The CMPA’s report Towards the Right Balance [link: http://www.cmpa-acpm.ca/cmpapd04/docs/submissions_papers/piaa/com_home-e.cfm] outlines a number of “common sense” reforms and “achievable improvements.” What do you think are the most important reforms to the medical liability system in Canada?
One of the areas where we think there are unnecessary circular flows of money is when the government exercises its right to recover its subrogated health care costs from both physicians and hospitals. This flow is circular because arguably whenever the government collects substantial amounts of money via subrogated health care costs, the costs of liability insurance for doctors and hospitals goes up as well, and that is a cost that the government has to pay later on when it sets health care budgets.
But it’s not a benign circular flow. There are transactional costs involved, since often the government hires its own lawyers to advance their subrogated claims. We’ve also had cases where the plaintiffs and the CMPA have agreed on an amount of settlement, but we cannot agree with the government, so the plaintiff does not receive their money for a year or two while the CMPA argues with the government about what costs they will recover.
I think it’s a simple administrative matter, and they can simply agree to stop collecting that money.
In Canada the CMPA defends physicians and the CNPS defends nurses. Are there other mutual defence societies in Canada covering allied health professionals or do AHPs rely on private insurance or coverage through their workplace?
There is the new law in Ontario, but for the most part it’s private insurance. I’ve had discussions with pharmacist’s professional associations and regulatory bodies, and they have several possible sources for liability coverage. Our view is that it doesn’t matter where coverage comes from as long as each health professional is adequately insured.
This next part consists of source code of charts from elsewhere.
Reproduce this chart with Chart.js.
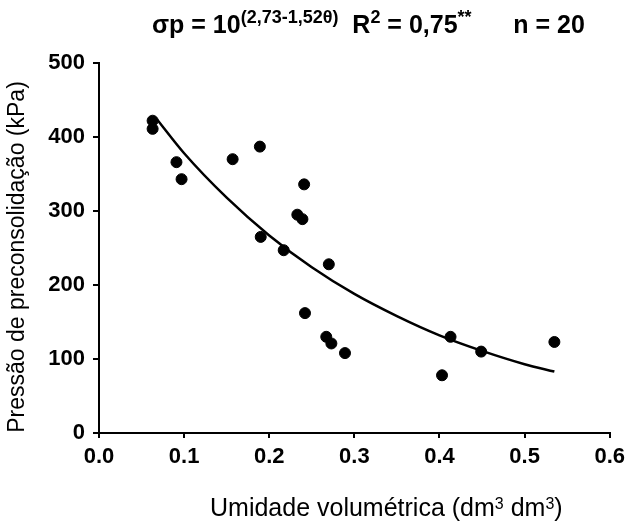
<!DOCTYPE html>
<html lang="pt">
<head>
    <meta charset="UTF-8">
    <title>Pressão de preconsolidação x umidade volumétrica</title>
    <script src="https://cdn.jsdelivr.net/npm/chart.js"></script>
    <style>
        html, body { margin: 0; padding: 0; background: #fff; }
        .chart-box { position: relative; width: 631px; height: 524px; }
    </style>
</head>
<body>
    <div class="chart-box">
        <canvas id="myChart"></canvas>
    </div>

    <script>
        // observed points (umidade volumetrica, pressao de preconsolidacao)
        const umidade = [0.063, 0.063, 0.091, 0.097, 0.157, 0.189, 0.190, 0.217, 0.233, 0.239,
                         0.241, 0.270, 0.242, 0.267, 0.273, 0.289, 0.413, 0.449, 0.403, 0.535];
        const pressao = [422, 411, 366, 343, 370, 387, 265, 247, 295, 289,
                         336, 228, 162, 130, 121, 108, 130, 110, 78, 123];

        // fitted curve
        const curvaX = [0.068, 0.10, 0.15, 0.20, 0.25, 0.30, 0.35, 0.40, 0.45, 0.50, 0.535];
        const curvaY = [424, 378, 318, 267, 224, 188, 158, 132, 111, 93, 83];

        const xTicks = [0, 0.1, 0.2, 0.3, 0.4, 0.5, 0.6];
        const yTicks = [0, 100, 200, 300, 400, 500];

        const FONT = "'Liberation Sans', Arial, sans-serif";

        // draws a run of normal / superscript pieces starting at x
        function drawRun(c, parts, x, base, size, supSize, rise, bold) {
            const w = bold ? 'bold ' : '';
            parts.forEach(p => {
                c.font = w + (p.sup ? supSize : size) + 'px ' + FONT;
                c.fillText(p.t, x, p.sup ? base - rise : base);
                x += c.measureText(p.t).width;
            });
        }

        // title and axis titles (they need superscripts)
        const textPlugin = {
            id: 'labels',
            afterDraw(chart) {
                const c = chart.ctx;
                c.save();
                c.fillStyle = '#000';
                c.textBaseline = 'alphabetic';
                c.textAlign = 'left';

                drawRun(c, [
                    { t: 'σp = 10' },
                    { t: '(2,73-1,52θ)', sup: true },
                    { t: '  R' },
                    { t: '2', sup: true },
                    { t: ' = 0,75' },
                    { t: '**', sup: true },
                    { t: '      n = 20' }
                ], 152, 33, 25, 18, 10, true);

                drawRun(c, [
                    { t: 'Umidade volumétrica (dm' },
                    { t: '3', sup: true },
                    { t: ' dm' },
                    { t: '3', sup: true },
                    { t: ')' }
                ], 210, 516, 25, 16, 7, false);

                c.translate(18, 257);
                c.rotate(-Math.PI / 2);
                c.textAlign = 'center';
                c.textBaseline = 'middle';
                c.font = '23px ' + FONT;
                c.fillText('Pressão de preconsolidação (kPa)', 0, 0);
                c.restore();
            }
        };

        const ctx = document.getElementById('myChart').getContext('2d');

        const myChart = new Chart(ctx, {
            data: {
                datasets: [
                    {
                        type: 'line',
                        label: 'ajuste',
                        data: curvaX.map((x, i) => ({ x: x, y: curvaY[i] })),
                        borderColor: '#000',
                        borderWidth: 2.5,
                        pointRadius: 0,
                        fill: false,
                        cubicInterpolationMode: 'monotone'
                    },
                    {
                        type: 'scatter',
                        label: 'observado',
                        data: umidade.map((x, i) => ({ x: x, y: pressao[i] })),
                        backgroundColor: '#000',
                        borderColor: '#000',
                        pointRadius: 5.5,
                        pointHoverRadius: 5.5
                    }
                ]
            },
            options: {
                responsive: true,
                maintainAspectRatio: false,
                animation: false,
                layout: { padding: { top: 63, right: 17, bottom: 0, left: 0 } },
                plugins: {
                    legend: { display: false },
                    tooltip: { enabled: false }
                },
                scales: {
                    x: {
                        type: 'linear',
                        min: 0, max: 0.6,
                        afterFit: s => { s.height = 91; },
                        afterBuildTicks: s => { s.ticks = xTicks.map(v => ({ value: v })); },
                        border: { color: '#000', width: 2 },
                        grid: { drawOnChartArea: false, color: '#000', lineWidth: 2, tickLength: 5 },
                        ticks: {
                            color: '#000',
                            padding: 6,
                            maxRotation: 0,
                            font: { family: FONT, size: 22, weight: 'bold' },
                            callback: v => v.toFixed(1)
                        }
                    },
                    y: {
                        type: 'linear',
                        min: 0, max: 500,
                        afterFit: s => { s.width = 99; },
                        afterBuildTicks: s => { s.ticks = yTicks.map(v => ({ value: v })); },
                        border: { color: '#000', width: 2 },
                        grid: { drawOnChartArea: false, color: '#000', lineWidth: 2, tickLength: 6 },
                        ticks: {
                            color: '#000',
                            padding: 8,
                            font: { family: FONT, size: 22, weight: 'bold' }
                        }
                    }
                }
            },
            plugins: [textPlugin]
        });
    </script>
</body>
</html>
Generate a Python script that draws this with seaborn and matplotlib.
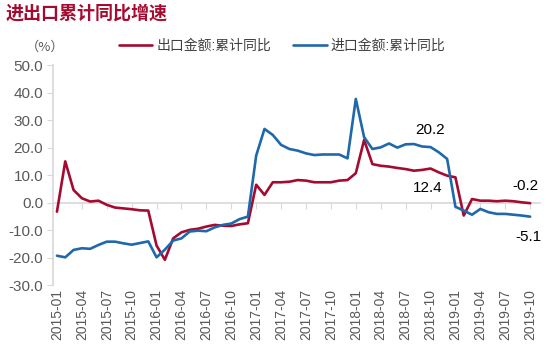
import matplotlib
matplotlib.use('Agg')
import numpy as np
import pandas as pd
import matplotlib.pyplot as plt
import seaborn as sns

# 月度数据 2015-01 ~ 2019-10
months = pd.date_range('2015-01-01', '2019-10-01', freq='MS').strftime('%Y-%m').tolist()

export_yoy = [-3.3, 15.0, 4.6, 1.6, 0.4, 0.7, -0.8, -1.8, -2.1, -2.4, -2.8, -2.9,
              -15.6, -20.8, -13.0, -10.8, -9.9, -9.5, -8.7, -8.1, -8.4, -8.5, -7.9, -7.5,
              6.5, 2.8, 7.4, 7.4, 7.6, 8.2, 8.0, 7.4, 7.4, 7.4, 8.0, 8.2,
              10.7, 22.8, 14.0, 13.4, 13.1, 12.6, 12.2, 11.6, 11.9, 12.4, 11.0, 9.8,
              9.2, -4.7, 1.3, 0.7, 0.7, 0.5, 0.7, 0.5, 0.1, -0.2]
import_yoy = [-19.3, -19.9, -17.2, -16.6, -16.8, -15.4, -14.2, -14.2, -14.8, -15.3, -14.7, -14.1,
              -19.9, -17.1, -13.8, -13.0, -10.5, -10.2, -10.4, -9.0, -8.1, -7.6, -6.0, -5.1,
              17.1, 26.8, 24.6, 21.0, 19.5, 18.9, 17.9, 17.3, 17.5, 17.5, 17.5, 16.1,
              37.7, 23.8, 19.5, 20.1, 21.5, 20.0, 21.2, 21.3, 20.4, 20.2, 18.3, 15.9,
              -1.5, -2.9, -4.4, -2.3, -3.5, -4.1, -4.1, -4.4, -4.7, -5.1]
series_names = ['出口金额:累计同比', '进口金额:累计同比']
colors = ['#A50B30', '#1F69AB']

sns.set_theme(style='white')
plt.rcParams['font.family'] = ['Liberation Sans', 'Noto Sans CJK SC', 'DejaVu Sans']

pos = np.arange(len(months))
df = pd.DataFrame({'pos': np.concatenate([pos, pos]),
                   'val': export_yoy + import_yoy,
                   'name': [series_names[0]] * len(pos) + [series_names[1]] * len(pos)})

fig = plt.figure(figsize=(5.5, 3.52), dpi=100)
ax = fig.add_axes([0.096, 0.19, 0.886, 0.625])

sns.lineplot(data=df, x='pos', y='val', hue='name', hue_order=series_names,
             palette=dict(zip(series_names, colors)), linewidth=1.9, ax=ax, legend=False)

ax.set_xlim(-0.5, 58.2)
ax.set_ylim(-30, 50)
ax.set_yticks(np.arange(-30, 51, 10))
ax.set_yticklabels(['%.1f' % v for v in np.arange(-30, 51, 10)])
ax.set_xticks(pos[::3])
ax.set_xticklabels(months[::3], rotation=90)
ax.set_xlabel('')
ax.set_ylabel('')

for s in ['top', 'right', 'bottom']:
    ax.spines[s].set_visible(False)
ax.spines['left'].set_color('#D9D9D9')
ax.tick_params(axis='y', colors='#595959', labelsize=11, length=4, width=0.8,
               direction='out', left=True, color='#D9D9D9', pad=3)
ax.tick_params(axis='x', colors='#595959', labelsize=10, length=0, pad=3)

# 零轴线及刻度
zero = ax.secondary_xaxis((0 - (-30)) / 80)
zero.set_xticks(pos[::3])
zero.set_xticklabels([])
zero.spines['bottom'].set_color('#D9D9D9')
zero.tick_params(axis='x', direction='out', length=4, width=0.8, color='#D9D9D9')

# 标注
lab = dict(fontsize=11, color='black', ha='center', va='center', textcoords='offset points')
ax.annotate('%.1f' % import_yoy[45], (pos[45], import_yoy[45]), xytext=(0, 12.6), **lab)
ax.annotate('%.1f' % export_yoy[45], (pos[45], export_yoy[45]), xytext=(-2, -13.7), **lab)
ax.annotate('%.1f' % export_yoy[-1], (pos[-1], export_yoy[-1]), xytext=(-3.6, 12.6), **lab)
ax.annotate('%.1f' % import_yoy[-1], (pos[-1], import_yoy[-1]), xytext=(-1.4, -15), **lab)

handles = [plt.Line2D([], [], color=c, lw=1.9) for c in colors]
ax.legend(handles, series_names, loc='upper left', bbox_to_anchor=(0.11, 1.175), ncol=2,
          frameon=False, fontsize=10, handlelength=2.4, handletextpad=0.3, columnspacing=1.6,
          labelcolor='#404040')

fig.text(0.082, 0.865, '（%）', family=['Noto Sans CJK SC'], fontsize=9.5, color='#595959',
         ha='center', va='center')
fig.text(0.01, 0.962, '进出口累计同比增速', fontsize=13, fontweight='bold',
         color='#A50B30', ha='left', va='center')

fig.savefig('out.png', dpi=100)
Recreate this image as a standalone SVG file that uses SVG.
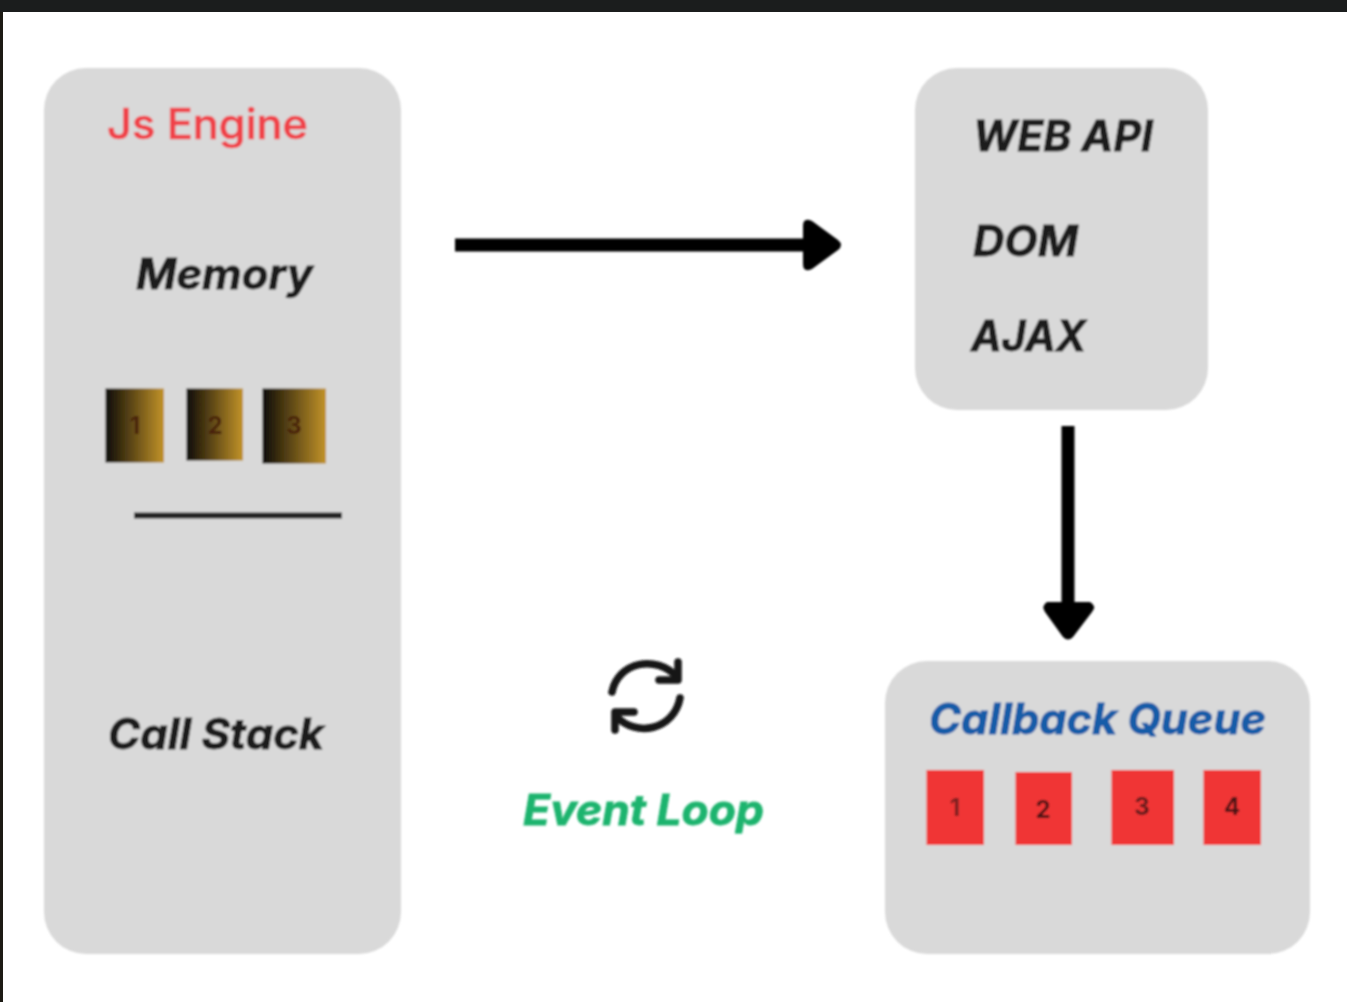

I am told that some of the smaller health professional groups, such as physician assistants, have trouble getting private coverage since there are often so few of them in this country. This problem is exacerbated since most other health professionals deal with liability coverage at the provincial level. This prevent national risk pooling that could lower costs and combine small risk pools in order to make them attractive to private insurers. And sometimes within provinces there are two or three competing insurance sources, further reducing the size of risk pools. Sadly that’s the Canadian reality right now.